Nanocrystal production and handling

In many cases large protein complexes only produce small, weakly diffracting crystals that are suboptimal for analysis, even at 3rd generation synchrotron sources. Recent results obtained at LCLS have highlighted the potential for the use of femto-second pulses of FEL radiation in the investigation of protein structures (Chapman et al. 2011). A challenge remains in the preparation and pre-characterisation of sufficiently homogeneous nanocrystals. Here high-throughput crystallisation facilities (HTPX: such as the 10,000-plate storage capacity already available to the international community at EMBL Hamburg), in combination with the "liquid jet" injector technology offer the potential for large numbers of conditions to be screened to generate nanocrystals.

Our experience with the EMBL HPTX for the production of large crystals as needed for MX, indicates that they often result in micro-crystalline material. This material is unsuitable for standard MX but may be suitable for X-FEL. Counter diffusion often produces gradients of crystals sizes. Those gradients could be eventually refined to generate large amount of nanocrystals. This may also be useful to transfer micro-crystalline material into the pulse/beam. Smaller crystals tend to be mechanically weaker and more sensitive to fluctuations in temperature, resulting in an increased risk for the crystals to re-dissolve. An important factor is the necessity to harvest these crystals at the most appropriate moment, as they are often stable only for a certain time, even in the condition under which they are obtained (Mayerhofer et al. 2010).

2D membrane protein crystals can be grown in a lipid bilayer. Although 2D crystals usually produce lower resolution, they have the advantage that less protein is required and that the distinct conformations of the protein, such as open and closed state of an ion channel may be detected. Small size 2D-nanocrystals may be obtained in the presence of ligands, such as regulators of activity, and pharmaceutical agents. The obtained structures of such membrane proteins will provide an important framework for functional characterisation and for the identification of potential drug target sites

Capturing transition state intermediate structure

The presence of ligands in macromolecular crystals and their interactions with proteins and nucleic acids is often crucial to the understanding of a system. There is evidence that the inclusion of protein and ligand dynamics would greatly improve our ability to develop new drugs (Fuentes et al. 2011). We envisage this to be desirable for users both from academia and industry.
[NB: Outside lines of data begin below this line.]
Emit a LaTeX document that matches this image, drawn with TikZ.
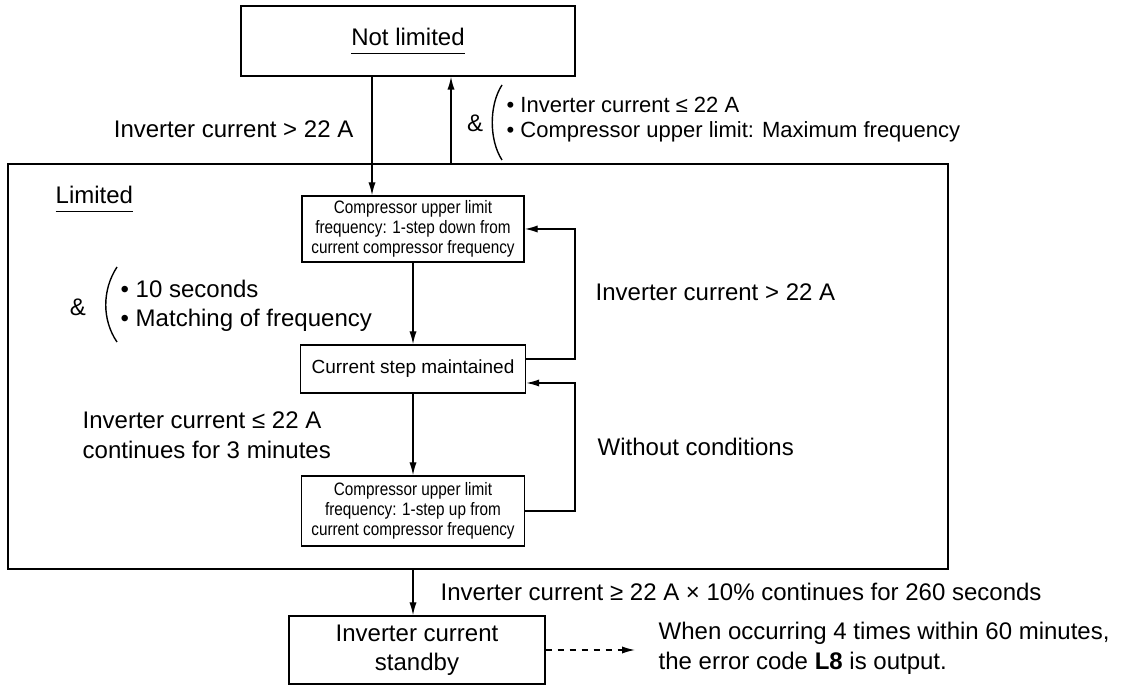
\documentclass[tikz,border=0pt]{standalone}
\usepackage{fontspec}
\setmainfont{Liberation Sans}
\newfontfamily\narrowsans[FakeStretch=0.85]{Liberation Sans}
\usetikzlibrary{arrows.meta, positioning}
\newcommand{\undl}[1]{\underline{#1\vphantom{g}}}

\begin{document}
\begin{tikzpicture}[x=0.5pt, y=-0.5pt, >={Latex[length=6.5pt,width=3.6pt]}, line width=0.7pt,
  font=\fontsize{12}{14.5}\selectfont,
  st/.style={draw, align=center, inner sep=2pt},
  stsm/.style={st, font=\narrowsans\fontsize{9}{10}\selectfont},
  lbl/.style={align=left, anchor=west, inner sep=0pt}]

  \useasboundingbox (0,0) rectangle (1125,694);

  \node[st, minimum width=167pt, minimum height=35pt] (notlim) at (408,41) {\undl{Not limited}};
  \node[st, minimum width=470pt, minimum height=202.5pt] (limbox) at (478,366.5) {};
  \node[lbl] (limlbl) at (55,199) {\undl{Limited}};

  \node[stsm, minimum width=111pt, minimum height=33pt] (stepdown) at (413,229)
    {Compressor upper limit\\frequency: 1-step down from\\current compressor frequency};
  \node[st, font=\fontsize{9.5}{11}\selectfont, minimum width=112.5pt, minimum height=24pt]
    (hold) at (413,369) {Current step maintained};
  \node[stsm, minimum width=111.5pt, minimum height=35pt] (stepup) at (413,511)
    {Compressor upper limit\\frequency: 1-step up from\\current compressor frequency};
  \node[st, minimum width=128pt, minimum height=34pt] (standby) at (417,650)
    {Inverter current\\standby};

  \coordinate (dnx) at (372,0);
  \coordinate (upx) at (451,0);
  \coordinate (fbx) at (575,0);
  \coordinate (dashend) at (635,650);

  \draw[->] (dnx |- notlim.south) -- (dnx |- stepdown.north);
  \draw[->] (upx |- limbox.north) -- (upx |- notlim.south);
  \draw[->] (stepdown) -- (hold);
  \draw[->] (hold) -- (stepup);
  \draw[->] (stepup |- limbox.south) -- (stepup |- standby.north);
  \draw[->] ([yshift=5pt]hold.east) -| (fbx |- stepdown.east) -- (stepdown.east);
  \draw[->] (stepup.east) -| ([yshift=-7pt]fbx |- hold.east) -- ([yshift=-7pt]hold.east);
  \draw[->, dashed] (standby.east) -- (dashend);

  \node[lbl, anchor=east] (lblover) at (354,129) {Inverter current > 22 A};
  \node[inner sep=0pt] (ampTop) at (475,123) {\&};
  \draw (502,85) .. controls (489,105) and (489,140) .. (502,160);
  \node[lbl, font=\fontsize{11}{12.5}\selectfont] (condTop) at (506,120)
    {• Inverter current ≤ 22 A\\• Compressor upper limit: Maximum frequency};

  \node[inner sep=0pt] (ampLeft) at (78,307) {\&};
  \draw (117,267) .. controls (102,290) and (102,320) .. (117,342);
  \node[lbl] (condLeft) at (120,306) {• 10 seconds\\• Matching of frequency};

  \node[lbl, font=\fontsize{12}{15}\selectfont] (lblunder) at (82,435)
    {Inverter current ≤ 22 A\\continues for 3 minutes};
  \node[lbl] (lblrepeat) at (595,292) {Inverter current > 22 A};
  \node[lbl] (lblfree) at (597,447) {Without conditions};
  \node[lbl] (lblstandby) at (440,592) {Inverter current ≥ 22 A × 10\% continues for 260 seconds};
  \node[lbl, font=\fontsize{12}{15}\selectfont] (lblerror) at (658,648)
    {When occurring 4 times within 60 minutes,\\the error code \textbf{L8} is output.};

\end{tikzpicture}
\end{document}
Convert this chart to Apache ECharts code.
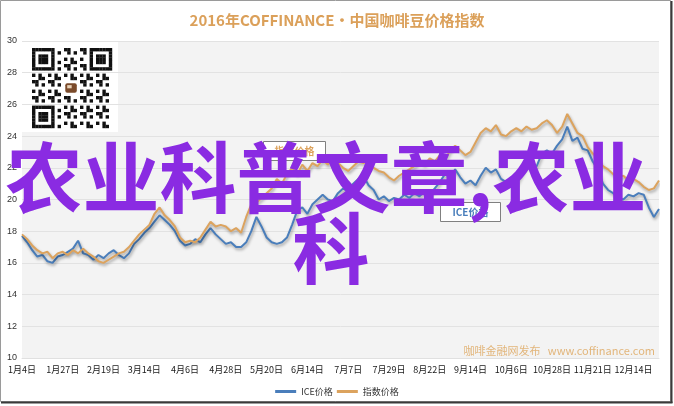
<!DOCTYPE html>
<html>
<head>
<meta charset="utf-8">
<script src="https://cdn.jsdelivr.net/npm/echarts@6/dist/echarts.min.js"></script>
<style>
html,body{margin:0;padding:0;background:#fff;}
#c{width:674px;height:406px;}
</style>
</head>
<body>
<div id="c"></div>
<script>
const titleText = '2016年COFFINANCE•中国咖啡豆价格指数';
const seriesNames = ['ICE价格', '指数价格'];
const tickLabels = ['1月4日','1月27日','2月19日','3月14日','4月6日','4月28日','5月20日','6月14日','7月7日','7月29日','8月22日','9月14日','10月6日','10月28日','11月21日','12月14日'];
const categories = [
'1月4日','1月7日','1月11日','1月13日','1月15日','1月19日','1月21日','1月25日',
'1月27日','1月29日','2月2日','2月4日','2月8日','2月10日','2月12日','2月16日',
'2月19日','2月23日','2月25日','2月29日','3月2日','3月4日','3月8日','3月10日',
'3月14日','3月16日','3月18日','3月22日','3月24日','3月29日','3月31日','4月4日',
'4月6日','4月8日','4月12日','4月14日','4月18日','4月20日','4月22日','4月26日',
'4月28日','5月2日','5月4日','5月6日','5月10日','5月12日','5月16日','5月18日',
'5月20日','5月24日','5月26日','5月31日','6月2日','6月6日','6月8日','6月10日',
'6月14日','6月16日','6月20日','6月22日','6月24日','6月28日','6月30日','7月5日',
'7月7日','7月11日','7月13日','7月15日','7月19日','7月21日','7月25日','7月27日',
'7月29日','8月2日','8月4日','8月8日','8月10日','8月12日','8月16日','8月18日',
'8月22日','8月24日','8月26日','8月30日','9月1日','9月6日','9月8日','9月12日',
'9月14日','9月16日','9月20日','9月22日','9月26日','9月28日','9月30日','10月4日',
'10月6日','10月10日','10月12日','10月14日','10月18日','10月20日','10月24日','10月26日',
'10月28日','11月1日','11月3日','11月7日','11月9日','11月11日','11月15日','11月17日',
'11月21日','11月23日','11月28日','11月30日','12月2日','12月6日','12月8日','12月12日',
'12月14日','12月16日','12月20日','12月22日','12月27日','12月29日'
];
const icePrice = [
17.7,17.3,16.8,16.4,16.5,16.1,16.0,16.4,
16.5,16.7,16.9,17.4,16.6,16.5,16.2,16.5,
16.3,16.6,16.8,16.5,16.3,16.6,17.2,17.5,
17.9,18.2,18.6,19.0,18.7,18.4,18.0,17.4,
17.1,17.2,17.5,17.3,17.8,18.2,17.8,17.5,
17.2,17.3,17.0,17.0,17.3,18.0,18.9,18.3,
17.6,17.3,17.2,17.3,17.6,18.4,19.3,19.5,
19.1,19.7,20.0,20.3,20.0,19.9,20.4,20.7,
20.5,21.0,21.3,21.5,20.9,20.6,20.0,20.2,
19.9,20.1,20.0,20.3,20.1,20.4,20.2,20.5,
20.3,20.7,21.1,21.6,21.4,21.9,21.4,21.0,
21.2,20.9,21.5,22.0,21.7,21.9,21.3,21.1,
21.2,21.0,21.6,22.2,21.9,22.1,22.9,23.1,
22.9,23.4,23.8,24.6,23.7,23.9,23.2,23.1,
22.4,21.9,21.0,20.6,20.4,20.1,20.0,20.3,
20.2,20.4,20.3,19.5,18.9,19.4
];
const indexPrice = [
17.8,17.5,17.1,16.8,16.6,16.7,16.3,16.6,
16.7,16.5,16.8,16.6,16.9,16.6,16.4,16.1,
16.0,16.2,16.4,16.6,16.7,17.0,17.4,17.8,
18.1,18.4,19.1,19.5,19.0,18.7,18.3,17.6,
17.3,17.4,17.3,17.6,18.1,18.6,18.3,18.4,
18.3,18.0,18.2,17.9,18.9,19.7,19.8,20.1,
20.4,20.7,21.3,21.0,21.6,22.0,21.6,22.2,
21.8,22.3,22.1,22.5,22.2,22.6,22.3,22.0,
21.8,22.1,22.4,22.3,22.4,22.0,21.8,21.7,
21.4,21.2,21.5,21.7,21.9,22.1,22.4,22.2,
22.6,22.4,22.8,22.5,23.1,23.4,23.1,22.8,
23.0,23.6,24.2,24.5,24.3,24.7,24.1,24.0,
24.3,24.5,24.3,24.6,24.4,24.5,24.8,25.0,
24.7,24.2,24.6,25.4,24.8,24.2,24.0,23.3,
22.9,22.6,22.1,21.9,21.6,21.4,21.5,21.2,
21.3,21.1,20.8,20.6,20.7,21.2
];
const overlayLine1 = '农业科普文章,农业';
const overlayLine2 = '科';
const watermark = '咖啡金融网发布   www.coffinance.com';

const BLUE = '#4a7ebb';
const ORANGE = '#dca35e';
const CJK = '"Noto Sans CJK SC", "Noto Sans", sans-serif';

// decorative QR-like block
const qrEls = [];
const qrN = 25, qrX = 32, qrY = 48, qrS = 3.2;
qrEls.push({type:'rect', shape:{x:22, y:42, width:96, height:90}, style:{fill:'#ffffff'}});
function inFinder(r, c){
  if (r < 8 && c < 8) return [r, c];
  if (r < 8 && c >= qrN - 8) return [r, c - (qrN - 7)];
  if (r >= qrN - 8 && c < 8) return [r - (qrN - 7), c];
  return null;
}
for (let r = 0; r < qrN; r++) {
  for (let c = 0; c < qrN; c++) {
    let dark;
    const f = inFinder(r, c);
    if (f) {
      const lr = f[0], lc = f[1];
      if (lr < 0 || lc < 0 || lr > 6 || lc > 6) dark = false;
      else { const d = Math.max(Math.abs(lr - 3), Math.abs(lc - 3)); dark = d !== 2; }
    } else if (r >= 10 && r <= 14 && c >= 10 && c <= 14) {
      dark = false;
    } else {
      dark = ((r * 17 + c * 31 + r * c * 7) % 5) < 2;
    }
    if (dark) qrEls.push({type:'rect', shape:{x:qrX + c * qrS, y:qrY + r * qrS, width:qrS + 0.2, height:qrS + 0.2}, style:{fill:'#111'}});
  }
}
qrEls.push({type:'rect', shape:{x:qrX + 10.4 * qrS, y:qrY + 11.0 * qrS, width:3.6 * qrS, height:3.0 * qrS, r:2}, style:{fill:'#7a4a2a'}});
qrEls.push({type:'rect', shape:{x:qrX + 11.0 * qrS, y:qrY + 11.6 * qrS, width:1.4 * qrS, height:1.0 * qrS}, style:{fill:'#e8d2b8'}});

const chart = echarts.init(document.getElementById('c'), null, {renderer:'canvas'});
chart.setOption({
  animation: false,
  backgroundColor: '#ffffff',
  title: {
    text: titleText,
    left: 'center',
    top: 8,
    textStyle: {color: '#dba05a', fontSize: 15, fontWeight: 'bold', fontFamily: CJK}
  },
  legend: {
    data: seriesNames,
    left: 'center',
    top: 382,
    itemWidth: 21,
    itemHeight: 3,
    itemGap: 4,
    icon: 'rect',
    textStyle: {fontSize: 9, color: '#333', fontFamily: CJK}
  },
  grid: {
    left: 22, right: 15, top: 41, bottom: 48,
    show: true, backgroundColor: '#f3f3f3', borderWidth: 0
  },
  xAxis: {
    type: 'category',
    data: categories,
    boundaryGap: false,
    axisLine: {show: true, lineStyle: {color: '#e0e0e0'}},
    axisTick: {show: false},
    splitLine: {show: false},
    axisLabel: {
      interval: (idx, val) => tickLabels.indexOf(val) >= 0,
      hideOverlap: false,
      showMinLabel: true,
      showMaxLabel: true,
      color: '#1a1a1a', fontSize: 9, margin: 7, fontFamily: CJK
    }
  },
  yAxis: {
    type: 'value',
    min: 10, max: 30, interval: 2,
    axisLine: {show: false},
    axisTick: {show: false},
    splitLine: {lineStyle: {color: '#e2e2e2', width: 1}},
    axisLabel: {color: '#333', fontSize: 9, margin: 5, fontFamily: 'Liberation Sans, sans-serif'}
  },
  series: [
    {
      name: seriesNames[0], type: 'line', data: icePrice, showSymbol: false, symbol: 'none',
      itemStyle: {color: BLUE},
      lineStyle: {color: BLUE, width: 2, shadowColor: 'rgba(0,0,0,0.35)', shadowBlur: 3, shadowOffsetX: 1, shadowOffsetY: 2}
    },
    {
      name: seriesNames[1], type: 'line', data: indexPrice, showSymbol: false, symbol: 'none',
      itemStyle: {color: ORANGE},
      lineStyle: {color: ORANGE, width: 2, shadowColor: 'rgba(0,0,0,0.35)', shadowBlur: 3, shadowOffsetX: 1, shadowOffsetY: 2}
    }
  ],
  graphic: [
    {type:'group', z: 5, children: qrEls},
    {type:'text', z: 5, style:{text: watermark, x: 655, y: 351, textAlign:'right', align:'right', textVerticalAlign:'middle', verticalAlign:'middle', fill:'#e2b57a', font:'11px ' + CJK}},
    {type:'group', z: 6, children: [
      {type:'rect', shape:{x:263.5, y:141.5, width:62, height:19}, style:{fill:'#fff', stroke:'#808080', lineWidth:1}},
      {type:'text', style:{text: seriesNames[1], x:294.5, y:151, textAlign:'center', align:'center', textVerticalAlign:'middle', verticalAlign:'middle', fill:ORANGE, font:'bold 10px ' + CJK}}
    ]},
    {type:'group', z: 6, children: [
      {type:'rect', shape:{x:440.5, y:202.5, width:60, height:19}, style:{fill:'#fff', stroke:'#808080', lineWidth:1}},
      {type:'text', style:{text: seriesNames[0], x:470.5, y:212, textAlign:'center', align:'center', textVerticalAlign:'middle', verticalAlign:'middle', fill:BLUE, font:'bold 10px ' + CJK}}
    ]},
    {type:'text', z: 20, style:{text: overlayLine1, x: 326, y: 178, textAlign:'center', align:'center', textVerticalAlign:'middle', verticalAlign:'middle', fill:'#8a2be2', font:'bold 77px ' + CJK}},
    {type:'text', z: 20, style:{text: overlayLine2, x: 331, y: 249, textAlign:'center', align:'center', textVerticalAlign:'middle', verticalAlign:'middle', fill:'#8a2be2', font:'bold 77px ' + CJK}},
    {type:'rect', z: 30, shape:{x:0.5, y:0.5, width:670, height:401}, style:{fill:'none', stroke:'#9a9a9a', lineWidth:1}},
    {type:'line', z: 31, shape:{x1:671.5, y1:1, x2:671.5, y2:403}, style:{stroke:'#3a3a3a', lineWidth:2}},
    {type:'line', z: 31, shape:{x1:1, y1:402.5, x2:672.5, y2:402.5}, style:{stroke:'#3a3a3a', lineWidth:2}}
  ]
});
</script>
</body>
</html>
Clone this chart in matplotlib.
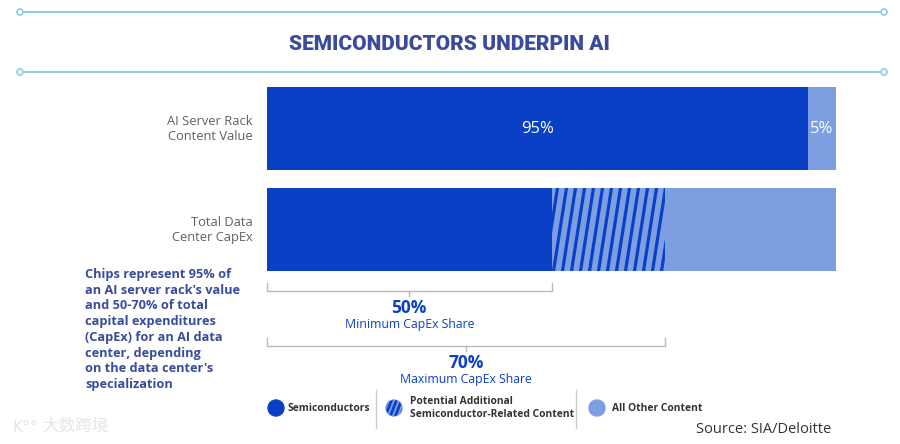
import numpy as np
import matplotlib
matplotlib.use("Agg")
import matplotlib.pyplot as plt
from matplotlib.patches import Circle
from matplotlib.lines import Line2D

# data
categories = ["AI Server Rack\nContent Value", "Total Data\nCenter CapEx"]
semis = [95, 50]          # semiconductors share
potential = [0, 20]       # potential additional semiconductor-related content
other = [5, 30]           # all other content
bar_labels = [["95%", "5%"], ["", ""]]
bracket_values = [50, 70]
bracket_titles = ["Minimum CapEx Share", "Maximum CapEx Share"]
legend_labels = ["Semiconductors", "Potential Additional\nSemiconductor-Related Content", "All Other Content"]

DARK = "#0a40c6"
LIGHT = "#7d9fe2"
NAVY = "#3a4a9e"
LINE = "#8dcbe6"

W, H = 900, 444
fig = plt.figure(figsize=(9, 4.44), dpi=100)

# full-figure overlay in pixel coords (y from top)
bg = fig.add_axes([0, 0, 1, 1])
bg.set_xlim(0, W)
bg.set_ylim(H, 0)
bg.axis("off")

# decorative rules
for y in (12, 72):
    bg.plot([20, 884], [y, y], color=LINE, lw=1.4, zorder=1)
    for x in (20, 884):
        bg.add_patch(Circle((x, y), 3, facecolor="white", edgecolor=LINE, lw=1.2, zorder=2))

bg.text(449, 44, "SEMICONDUCTORS UNDERPIN AI", ha="center", va="center",
        fontsize=15, fontweight="black", color=NAVY, family="Roboto")

note = ("Chips represent 95% of\nan AI server rack's value\nand 50-70% of total\n"
        "capital expenditures\n(CapEx) for an AI data\ncenter, depending\n"
        "on the data center's\nspecialization")
bg.text(85, 268, note, ha="left", va="top", fontsize=9.2, fontweight="bold",
        color=NAVY, family="Open Sans", linespacing=1.27)

bg.text(831, 429, "Source: SIA/Deloitte", ha="right", va="center",
        fontsize=10.5, color="#333333", family="Open Sans")

bg.text(12, 427, "K°°", ha="left", va="center", fontsize=11, color="#e6e6e6",
        family="DejaVu Sans")
bg.text(42, 427, "大数跨境", ha="left", va="center", fontsize=12, color="#e6e6e6",
        family=["Noto Sans CJK SC", "DejaVu Sans"])

# bar axes: x in percent, y in figure pixels from top
ax = fig.add_axes([267 / W, 0, 569 / W, 1])
ax.set_xlim(0, 100)
ax.set_ylim(H, 0)
ax.axis("off")
px = 100 / 569  # percent per pixel

ycent = [128.5, 229.5]
bh = 83
ax.barh(ycent, semis, height=bh, color=DARK, zorder=2)
left2 = np.array(semis)
hbars = ax.barh(ycent, potential, left=left2, height=bh, color=LIGHT, zorder=2)
left3 = left2 + np.array(potential)
ax.barh(ycent, other, left=left3, height=bh, color=LIGHT, zorder=2)

# steep stripes on the potential segment
for yc, s, p, rect in zip(ycent, semis, potential, hbars):
    if p <= 0:
        continue
    top, bot = yc - bh / 2, yc + bh / 2
    for x0 in np.arange(s - 16 * px, s + p + 2 * px, 9 * px):
        ln = Line2D([x0, x0 + 13 * px], [bot, top], color=DARK, lw=2.3, zorder=3)
        ax.add_line(ln)
        ln.set_clip_path(rect)

for yc, s, o, labs in zip(ycent, semis, other, bar_labels):
    if labs[0]:
        ax.text(s / 2, yc, labs[0], ha="center", va="center", color="white",
                fontsize=12, family="Open Sans")
    if labs[1]:
        ax.text(100 - o / 2, yc, labs[1], ha="center", va="center", color="white",
                fontsize=12, family="Open Sans")

for yc, cat in zip(ycent, categories):
    ax.text(-2.5, yc, cat, ha="right", va="center", fontsize=9.3, color="#606060",
            family="Open Sans", linespacing=1.2)

# brackets
btops = [283, 338]
for v, t, title in zip(bracket_values, btops, bracket_titles):
    b = t + 8
    ax.plot([0, 0, v, v], [t, b, b, t], color="#bbbbbb", lw=1, zorder=1, clip_on=False)
    ax.plot([v / 2, v / 2], [b, b + 5], color="#bbbbbb", lw=1, clip_on=False)
    ax.text(v / 2, b + 17, f"{v}%", ha="center", va="center", fontsize=12.5,
            fontweight="bold", color=DARK, family="Open Sans")
    ax.text(v / 2, b + 33, title, ha="center", va="center", fontsize=8.8,
            color=DARK, family="Open Sans")

# legend
ly = 408
bg.add_patch(Circle((276, ly), 8, color=DARK))
bg.text(288, ly, legend_labels[0], ha="left", va="center", fontsize=7.4,
        fontweight="bold", color="#333333", family="Open Sans")
bg.plot([376, 376], [390, 428], color="#cccccc", lw=1)
hc = Circle((394, ly), 8, color=LIGHT)
bg.add_patch(hc)
for dx in np.arange(-14, 12, 5):
    ln = Line2D([394 + dx, 394 + dx + 7], [ly + 9, ly - 9], color=DARK, lw=2.0)
    bg.add_line(ln)
    ln.set_clip_path(hc)
bg.text(410, ly, legend_labels[1], ha="left", va="center", fontsize=7.4,
        fontweight="bold", color="#333333", family="Open Sans", linespacing=1.15)
bg.plot([576, 576], [390, 428], color="#cccccc", lw=1)
bg.add_patch(Circle((597, ly), 8, color=LIGHT))
bg.text(612, ly, legend_labels[2], ha="left", va="center", fontsize=7.4,
        fontweight="bold", color="#333333", family="Open Sans")

fig.savefig("out.png", dpi=100)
High flux and ~5 MHz pulse rate of the XFEL, together with next-generation detectors, will allow the analysis of protein-substrate interactions over short (micro-second and shorter) reaction time scales. Some systems (for example those associated with photosynthesis) can be examined by laser activation of 'caged' ligands.

All enzymatic reactions involve the diffusion and interaction of reactants with each other, which is a handicap in time-resolved studies on diffusion-limited reactions. One possibility for lowering diffusion barriers is to significantly reduce the crystal size. With very small crystals, the vast majority of solution kinetic techniques and methodologies will become available, including rapid mixing (e.g. stopped-flow experiments). This brings an entirely new range of biological systems within the scope of detailed time-resolved structural studies. Ultrafast kinetic studies will require a UV-VIS-Near IR and MID-IR pump-probe laser to measure transient absorption and associated 2D/3D IR femtosecond spectroscopy. Any effort in this will require the development of microfluidic devices.

Thus, the main tasks are the preparation and/or suitable storage of samples prior to the experiment, the timely activation of the system and the delivery of the activated complex to interact with the FEL pulses providing high time-resolution snapshots. Suitable "pulse request" modes would provide the appropriate FEL radiation at the appropriate time point.